> [Your objective] From the listing below, extract every line in which the word "matplotlib" appears.

── Data segment

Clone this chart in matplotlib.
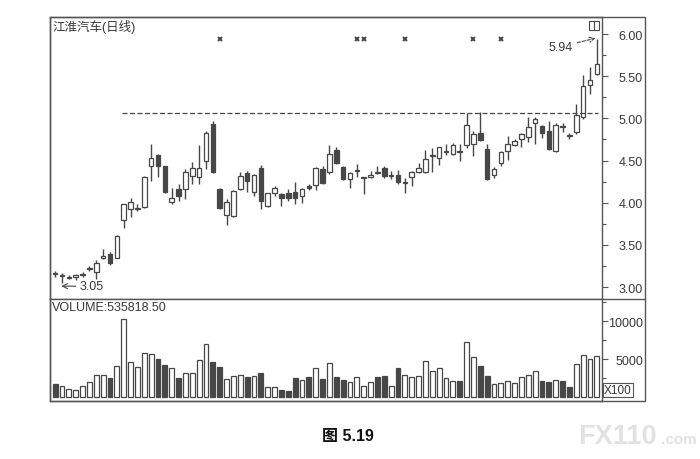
import numpy as np
import matplotlib.pyplot as plt
from matplotlib.patches import Rectangle
from matplotlib.lines import Line2D
from matplotlib.ticker import MultipleLocator

plt.rcParams['font.family'] = ['Liberation Sans', 'Noto Sans CJK SC']

# daily OHLC (80 sessions)
opens = [3.17, 3.13, 3.11, 3.12, 3.14, 3.21, 3.18, 3.35, 3.39, 3.35,
         3.80, 3.93, 3.92, 3.95, 4.43, 4.56, 4.43, 4.01, 4.16, 4.16,
         4.32, 4.30, 4.50, 4.93, 4.16, 3.85, 3.84, 4.16, 4.35, 4.13,
         4.41, 3.96, 4.12, 4.10, 4.12, 4.13, 4.08, 4.20, 4.21, 4.40,
         4.36, 4.62, 4.42, 4.28, 4.37, 4.29, 4.30, 4.36, 4.41, 4.32,
         4.33, 4.23, 4.30, 4.36, 4.36, 4.55, 4.53, 4.60, 4.58, 4.61,
         4.68, 4.70, 4.83, 4.64, 4.33, 4.47, 4.61, 4.68, 4.76, 4.78,
         4.94, 4.91, 4.85, 4.61, 4.91, 4.80, 4.84, 5.01, 5.40, 5.53]
highs = [3.19, 3.17, 3.14, 3.16, 3.18, 3.25, 3.32, 3.45, 3.41, 3.62,
         3.99, 4.06, 3.98, 4.32, 4.70, 4.58, 4.44, 4.18, 4.22, 4.40,
         4.48, 4.68, 4.85, 4.97, 4.17, 4.04, 4.15, 4.36, 4.38, 4.34,
         4.45, 4.12, 4.20, 4.11, 4.16, 4.25, 4.18, 4.22, 4.42, 4.43,
         4.68, 4.66, 4.43, 4.36, 4.46, 4.31, 4.38, 4.43, 4.43, 4.37,
         4.39, 4.29, 4.37, 4.47, 4.63, 4.65, 4.66, 4.70, 4.71, 4.70,
         5.06, 4.85, 5.08, 4.70, 4.42, 4.61, 4.79, 4.75, 4.83, 5.02,
         5.01, 4.92, 4.97, 4.94, 4.95, 4.83, 5.17, 5.51, 5.61, 5.94]
lows = [3.12, 3.05, 3.09, 3.08, 3.12, 3.19, 3.10, 3.33, 3.26, 3.34,
        3.70, 3.83, 3.90, 3.94, 4.26, 4.30, 4.12, 3.99, 4.02, 4.04,
        4.22, 4.22, 4.40, 4.35, 3.93, 3.73, 3.83, 4.15, 4.13, 4.08,
        3.93, 3.95, 4.08, 3.96, 4.02, 3.98, 4.00, 4.15, 4.15, 4.22,
        4.34, 4.46, 4.27, 4.18, 4.30, 4.10, 4.29, 4.34, 4.29, 4.28,
        4.22, 4.12, 4.20, 4.35, 4.35, 4.36, 4.45, 4.57, 4.57, 4.50,
        4.65, 4.55, 4.73, 4.27, 4.29, 4.44, 4.51, 4.67, 4.66, 4.72,
        4.69, 4.77, 4.63, 4.60, 4.84, 4.76, 4.81, 4.99, 5.29, 5.51]
closes = [3.15, 3.14, 3.12, 3.14, 3.16, 3.23, 3.29, 3.37, 3.28, 3.61,
          3.98, 4.01, 3.94, 4.30, 4.53, 4.43, 4.13, 4.05, 4.08, 4.36,
          4.41, 4.41, 4.83, 4.36, 3.94, 4.01, 4.14, 4.32, 4.26, 4.33,
          4.02, 4.11, 4.18, 4.06, 4.06, 4.06, 4.16, 4.18, 4.41, 4.23,
          4.58, 4.47, 4.28, 4.35, 4.39, 4.30, 4.33, 4.35, 4.32, 4.33,
          4.24, 4.25, 4.36, 4.41, 4.52, 4.56, 4.66, 4.61, 4.68, 4.60,
          4.92, 4.82, 4.74, 4.28, 4.40, 4.60, 4.70, 4.73, 4.81, 4.90,
          4.99, 4.83, 4.64, 4.92, 4.90, 4.79, 5.04, 5.38, 5.46, 5.65]
# volume in lots of 100 shares
volumes = [1710, 1490, 1050, 920, 1490, 1930, 2940, 2940, 2460, 4120,
           10260, 4560, 3900, 5750, 5660, 5000, 4210, 3820, 2500, 3160,
           3160, 4910, 6970, 4560, 3900, 2370, 2810, 2900, 2680, 2810,
           3110, 1270, 1270, 960, 830, 2500, 2240, 2680, 3820, 2370,
           4470, 2680, 2240, 1930, 2590, 1490, 1930, 2680, 2810, 1490,
           3820, 2900, 2680, 2720, 4690, 3380, 3820, 2460, 2060, 2150,
           7280, 5220, 4120, 2810, 1710, 1800, 2060, 1800, 2680, 2900,
           3380, 2060, 1930, 2240, 2150, 1360, 4340, 5530, 5000, 5350]

signal_days = [24, 44, 45, 51, 61, 65]
signal_price = 5.94
resistance = 5.06
resistance_start = 10
price_ticks = [3.00, 3.50, 4.00, 4.50, 5.00, 5.50, 6.00]
volume_ticks = [5000, 10000]

W, H = 700, 460
INK = '#474747'
TXT = '#3a3a3a'


def fx(px):
    return px / W


def fy(py):
    return 1 - py / H


def main():
    o = np.array(opens)
    h = np.array(highs)
    l = np.array(lows)
    c = np.array(closes)
    v = np.array(volumes)
    idx = np.arange(len(o))
    down = c < o

    fig = plt.figure(figsize=(W / 100, H / 100), dpi=100)
    ax = fig.add_axes([fx(50), fy(300), fx(552), 282 / H])
    axv = fig.add_axes([fx(50), fy(402), fx(552), 102 / H])

    # --- candles ---
    ax.vlines(idx, l, h, color=INK, lw=1, zorder=1)
    body_lo = np.minimum(o, c)
    body_h = np.maximum(np.abs(c - o), 0.008)
    face = np.where(down, INK, 'white')
    ax.bar(idx, body_h, bottom=body_lo, width=0.68, color=face,
           edgecolor=INK, lw=0.9, zorder=2)

    ax.hlines(resistance, resistance_start - 0.3, idx[-1] + 0.2,
              colors=INK, linestyles=(0, (4, 2)), lw=0.9)
    ax.plot(signal_days, [signal_price] * len(signal_days), 'x',
            color=INK, ms=3.5, mew=1.4)

    ax.annotate('5.94', xy=(idx[-1] - 0.2, 5.95), xytext=(72.0, 5.85),
                fontsize=9, color=TXT, ha='left', va='center',
                arrowprops=dict(arrowstyle='->', color=INK, lw=0.8,
                                linestyle=(0, (3, 1.5)), shrinkA=1, shrinkB=0))
    ax.annotate('3.05', xy=(0.9, 3.01), xytext=(3.6, 3.01),
                fontsize=9, color=TXT, ha='left', va='center',
                arrowprops=dict(arrowstyle='->', color=INK, lw=0.8,
                                shrinkA=1, shrinkB=0))
    ax.text(0.004, 0.968, '江淮汽车(日线)', transform=ax.transAxes,
            fontsize=9, color=TXT, va='center', ha='left')

    ax.set_xlim(-0.75, 79.75)
    ax.set_ylim(2.858, 6.2016)

    # --- volume ---
    vface = np.where(down, INK, 'white')
    axv.bar(idx, v, width=0.72, color=vface, edgecolor=INK, lw=0.9)
    axv.text(0.004, 0.92, 'VOLUME:535818.50', transform=axv.transAxes,
             fontsize=9, color=TXT, va='center', ha='left')
    axv.set_xlim(-0.75, 79.75)
    axv.set_ylim(-526, 12895)

    for a in (ax, axv):
        a.set_xticks([])
        a.yaxis.tick_right()
        for s in a.spines.values():
            s.set_color('#555555')
            s.set_linewidth(1)
        a.tick_params(axis='y', which='both', direction='out', colors='#555555',
                      labelcolor=TXT, labelsize=9, width=0.8)
        a.tick_params(axis='y', which='major', length=4)
        a.tick_params(axis='y', which='minor', length=3)

    ax.set_yticks(price_ticks)
    ax.set_yticklabels([f'{t:.2f}' for t in price_ticks])
    ax.yaxis.set_minor_locator(MultipleLocator(0.25))
    axv.set_yticks(volume_ticks)
    axv.set_yticklabels([str(t) for t in volume_ticks])
    axv.yaxis.set_minor_locator(MultipleLocator(2500))
    for a in (ax, axv):
        a.tick_params(axis='y', which='major', pad=25.5)
        for lab in a.get_yticklabels():
            lab.set_horizontalalignment('right')

    # outer frame incl. the label strip
    fig.add_artist(Rectangle((fx(50), fy(402)), fx(595), 384 / H, fill=False,
                             transform=fig.transFigure, ec='#555555', lw=1))
    fig.add_artist(Line2D([fx(602), fx(645)], [fy(300), fy(300)],
                          transform=fig.transFigure, color='#555555', lw=1))
    fig.text(fx(604), fy(391), 'X100', fontsize=8.5, color=TXT, va='center',
             ha='left', bbox=dict(boxstyle='square,pad=0.12', fc='white',
                                  ec='#555555', lw=0.8))
    # small window icon at top right
    fig.add_artist(Rectangle((fx(589), fy(31)), fx(10), 9 / H, fill=False,
                             transform=fig.transFigure, ec=INK, lw=0.8))
    fig.add_artist(Line2D([fx(594), fx(594)], [fy(31), fy(22)],
                          transform=fig.transFigure, color=INK, lw=0.8))

    fig.text(fx(348), fy(437), '图 5.19', fontsize=11.5, fontweight='bold',
             color='#111111', ha='center', va='center')
    fig.text(fx(578), fy(437), 'FX110', fontsize=19.5, fontweight='bold',
             color='#e2e2e2', ha='left', va='center')
    fig.text(fx(661), fy(440), '.com', fontsize=11, fontweight='bold',
             color='#e2e2e2', ha='left', va='center')

    fig.savefig('out.png', dpi=100)
    plt.close(fig)


if __name__ == '__main__':
    main()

────

> [Answer]
Clone this chart in matplotlib.
import matplotlib.pyplot as plt
from matplotlib.patches import Rectangle
from matplotlib.lines import Line2D
from matplotlib.ticker import MultipleLocator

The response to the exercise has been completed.